The figure is without precedent in decades of Israeli-Palestinian violence, and is around four times the toll from the 2014 Gaza war, which lasted more than six weeks.

More than 3,700 Palestinian children have been killed in 25 days of fighting, and bombings have driven more than half the territory's 2.3 million people from their homes, while food, water and fuel run low.

Meanwhile today, Israeli troops are advancing towards Gaza City.

With no end in sight after weeks of heavy fighting, US and Arab mediators have intensified efforts to ease Israel's siege of the Hamas-ruled enclave and called for at least a brief halt to the hostilities in order to aid civilians.

President Joe Biden suggested a humanitarian "pause" on Wednesday, as an apparent agreement among the US, Egypt, Israel and Qatar, which mediates with Hamas, allowed hundreds of Palestinians with foreign passports and dozens of wounded to leave Gaza for the first time. Dozens more left on Thursday.

Arab countries, including those allied with the US and at peace with Israel, have expressed mounting unease with the war.

Jordan recalled its ambassador from Israel and told Israel's envoy to remain out of the country until there is a halt to the war and the "humanitarian catastrophe" it is causing.

The war, the fifth and by far deadliest in Gaza, began when Hamas launched a bloody rampage into Israel on October 7, killing hundreds of men, women and children. Some 240 were taken captive.
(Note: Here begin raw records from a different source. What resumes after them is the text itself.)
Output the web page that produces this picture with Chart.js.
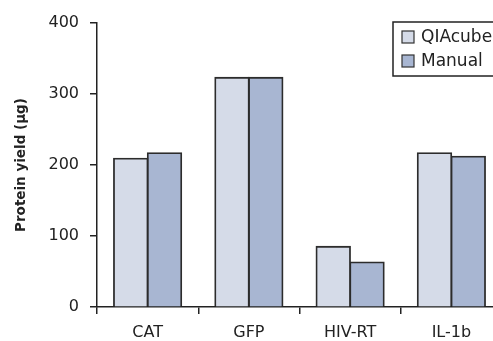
<!DOCTYPE html>
<html>
<head>
<meta charset="utf-8">
<script src="https://cdn.jsdelivr.net/npm/chart.js@4"></script>
<style>
  html, body { margin: 0; padding: 0; background: #fff; overflow: hidden; }
  #myChart { display: block; }
</style>
</head>
<body>
<canvas id="myChart" width="510" height="341"></canvas>
<script>
// data
const categories = ['CAT', 'GFP', 'HIV-RT', 'IL-1b'];
const qiacubeYield = [209, 323, 85, 217];
const manualYield = [217, 323, 63, 212];
const yTicks = [0, 100, 200, 300, 400];

const FONT = "'DejaVu Sans', sans-serif";
const INK = '#222';

// bordered legend box in the top right corner (it runs off the page edge like the original)
const boxLegend = {
  id: 'boxLegend',
  afterDraw(chart) {
    const ctx = chart.ctx;
    ctx.save();
    ctx.fillStyle = '#fff';
    ctx.fillRect(393, 22, 130, 54);
    ctx.strokeStyle = INK;
    ctx.lineWidth = 1.5;
    ctx.strokeRect(393, 22, 130, 54);
    chart.data.datasets.forEach((ds, i) => {
      const y = 31 + i * 24;
      ctx.fillStyle = ds.backgroundColor;
      ctx.fillRect(402, y, 12, 12);
      ctx.strokeStyle = '#333';
      ctx.lineWidth = 1.2;
      ctx.strokeRect(402, y, 12, 12);
      ctx.fillStyle = INK;
      ctx.font = '17px ' + FONT;
      ctx.textBaseline = 'middle';
      ctx.fillText(ds.label, 421, y + 7);
    });
    ctx.restore();
  }
};

new Chart(document.getElementById('myChart'), {
  type: 'bar',
  data: {
    labels: categories,
    datasets: [
      {
        label: 'QIAcube',
        data: qiacubeYield,
        backgroundColor: '#d5dbe8',
        borderColor: '#2c2c2c',
        borderWidth: 1.8,
        inflateAmount: 0.8,
        categoryPercentage: 0.667,
        barPercentage: 1.0
      },
      {
        label: 'Manual',
        data: manualYield,
        backgroundColor: '#a8b6d2',
        borderColor: '#2c2c2c',
        borderWidth: 1.8,
        inflateAmount: 0.8,
        categoryPercentage: 0.667,
        barPercentage: 1.0
      }
    ]
  },
  options: {
    responsive: false,
    animation: false,
    devicePixelRatio: 1,
    layout: { padding: { top: 23, right: 8, bottom: 0, left: 0 } },
    plugins: {
      legend: { display: false },
      tooltip: { enabled: false }
    },
    scales: {
      x: {
        afterFit: (scale) => { scale.height = 34; },
        grid: { display: true, drawOnChartArea: false, offset: true, tickLength: 7, color: INK, lineWidth: 1.5 },
        border: { display: true, color: INK, width: 1.5 },
        ticks: { color: INK, font: { family: FONT, size: 16 }, padding: 9 }
      },
      y: {
        min: 0,
        max: 400,
        afterFit: (scale) => { scale.width = 97; },
        afterBuildTicks: (scale) => { scale.ticks = yTicks.map(v => ({ value: v })); },
        grid: { display: true, drawOnChartArea: false, tickLength: 7, color: INK, lineWidth: 1.5 },
        border: { display: true, color: INK, width: 1.5 },
        ticks: { color: INK, font: { family: FONT, size: 16 }, padding: 11 },
        title: {
          display: true,
          text: 'Protein yield (µg)',
          color: INK,
          font: { family: FONT, size: 13.5, weight: 'bold' },
          padding: { top: 13, bottom: 0 }
        }
      }
    }
  },
  plugins: [boxLegend]
});
</script>
</body>
</html>
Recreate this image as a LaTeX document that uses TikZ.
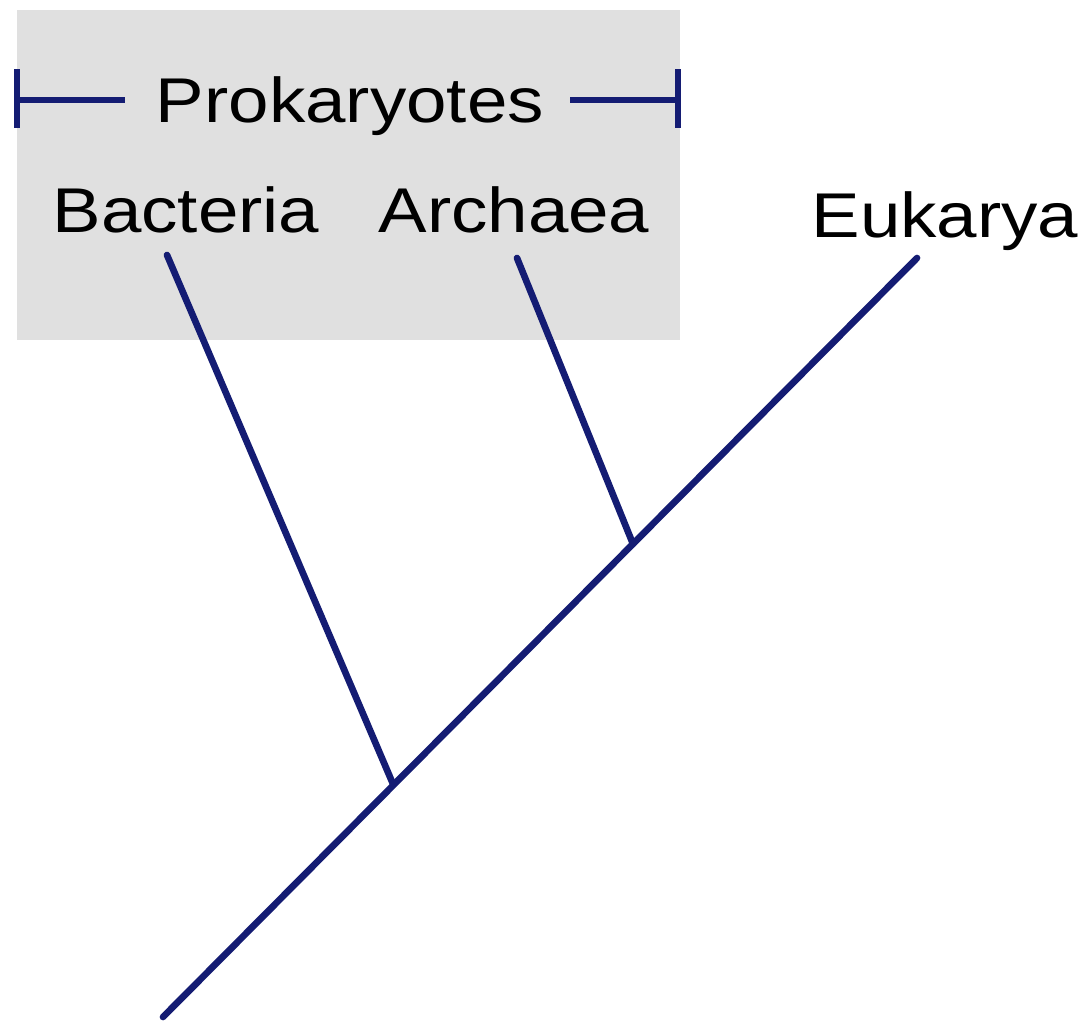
\documentclass[tikz,border=0pt]{standalone}
\usepackage{fontspec}
\setmainfont{Liberation Sans}
\usetikzlibrary{calc}
\begin{document}
\begin{tikzpicture}[x=0.02cm,y=-0.02cm,
  branch/.style={draw=navyline,line width=3.8pt,line cap=round},
  bracketline/.style={draw=navyline,line width=3pt},
  label/.style={anchor=base,inner sep=0pt,text=black,font=\fontsize{36}{40}\selectfont}]
\definecolor{navyline}{RGB}{20,28,115}
\definecolor{boxgray}{RGB}{224,224,224}
\useasboundingbox (0,0) rectangle (1084,1021);
\fill[white] (0,0) rectangle (1084,1021);
% grey box
\node[fill=boxgray,inner sep=0pt,minimum width=663*0.02cm,minimum height=330*0.02cm,anchor=north west] (box) at (17,10) {};
% labels
\node[label] (prok) at (350,122) {\scalebox{1.15}[1]{Prokaryotes}};
\node[label] (bact) at (186,232) {\scalebox{1.15}[1]{Bacteria}};
\node[label] (arch) at (514,232) {\scalebox{1.15}[1]{Archaea}};
\node[label] (euk) at (945,237) {\scalebox{1.15}[1]{Eukarya}};
% bracket
\coordinate (bl) at (17,100);
\coordinate (blin) at (125,100);
\coordinate (br) at (678,100);
\coordinate (brin) at (570,100);
\draw[bracketline] (bl) -- (blin);
\draw[bracketline] (brin) -- (br);
\draw[bracketline] ($(bl)+(0,-31)$) -- ($(bl)+(0,28)$);
\draw[bracketline] ($(br)+(0,-31)$) -- ($(br)+(0,28)$);
% tree
\coordinate (root) at (163,1017);
\coordinate (etip) at (917,258);
\coordinate (j1) at (393,784);
\coordinate (j2) at (633,544);
\coordinate (btip) at (167,255);
\coordinate (atip) at (517,258);
\draw[branch] (root) -- (etip);
\draw[branch] (btip) -- (j1);
\draw[branch] (atip) -- (j2);
\end{tikzpicture}
\end{document}
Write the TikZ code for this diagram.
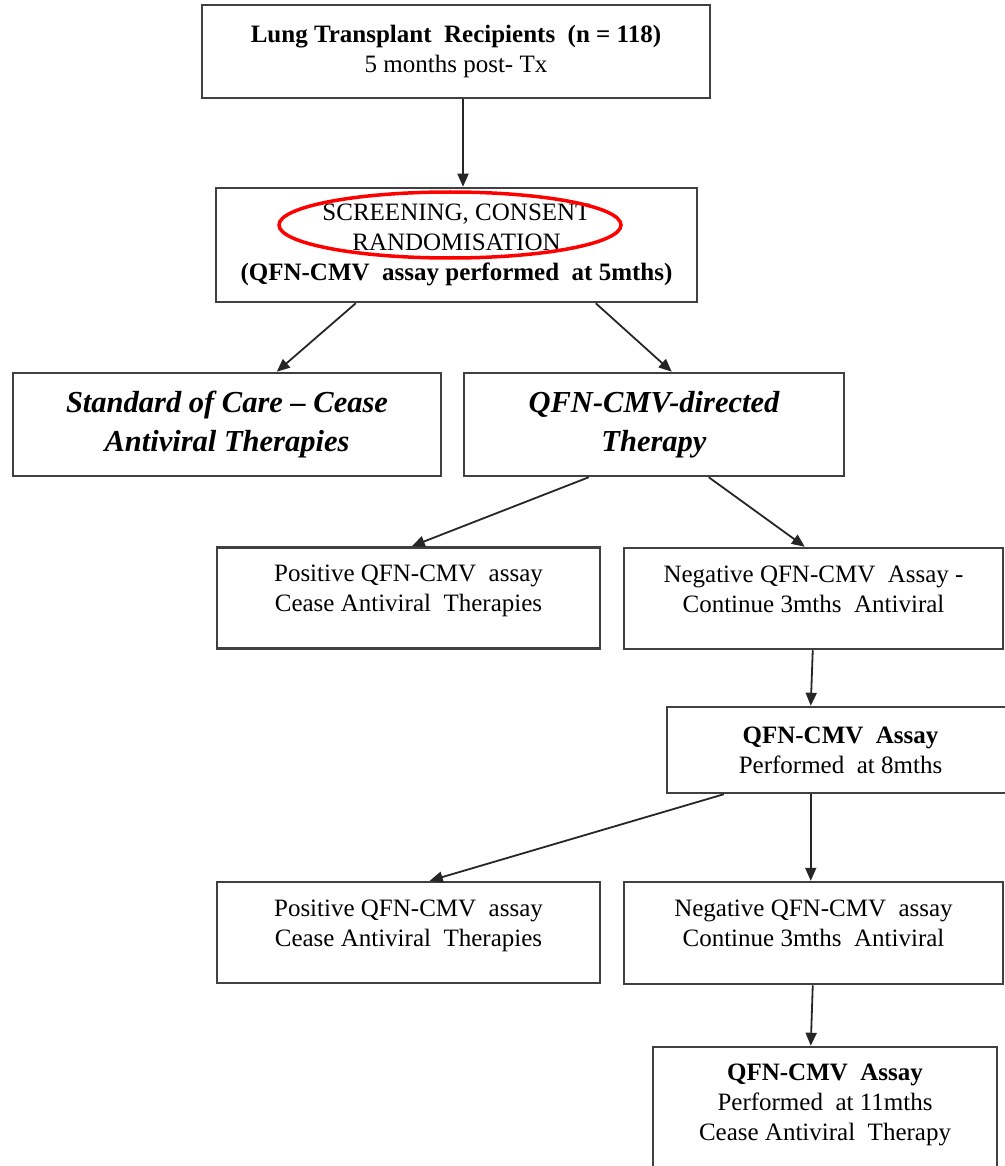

The departure of Palestinians through the Rafah crossing into Egypt on Wednesday came after weeks of talks.

It was first time people left Gaza other than four hostages released by Hamas and another rescued by Israeli forces.

Israel has also allowed more than 260 trucks carrying food and medicine through the crossing, but aid workers say it is not nearly enough.

At least 335 foreign passport holders left on Wednesday and approximately another 100 left on Thursday, according to Wael Abu Omar, a spokesman for the Palestinian Crossings Authority. Seventy-six Palestinian patients, along with their companions, were also evacuated, he said.

Egypt has said it will not accept an influx of Palestinian refugees, fearing Israel will not allow them to return to Gaza after the war.

Hundreds of thousands of Palestinians remain in the path of the fighting in northern Gaza, despite Israel's repeated calls for them to evacuate to the territory's south, which is also being bombarded.

Air strikes on Tuesday and Wednesday destroyed apartment buildings in the Jabaliya refugee camp near Gaza City, but the number of dead and wounded remained unknown. Israel said the strikes killed militants and demolished Hamas tunnels.

Casualties on both sides are expected to rise as Israeli troops advance towards the dense residential neighbourhoods of Gaza City. Israeli officials say Hamas's military infrastructure, including tunnels, is concentrated in the city and accuse Hamas of hiding among civilians.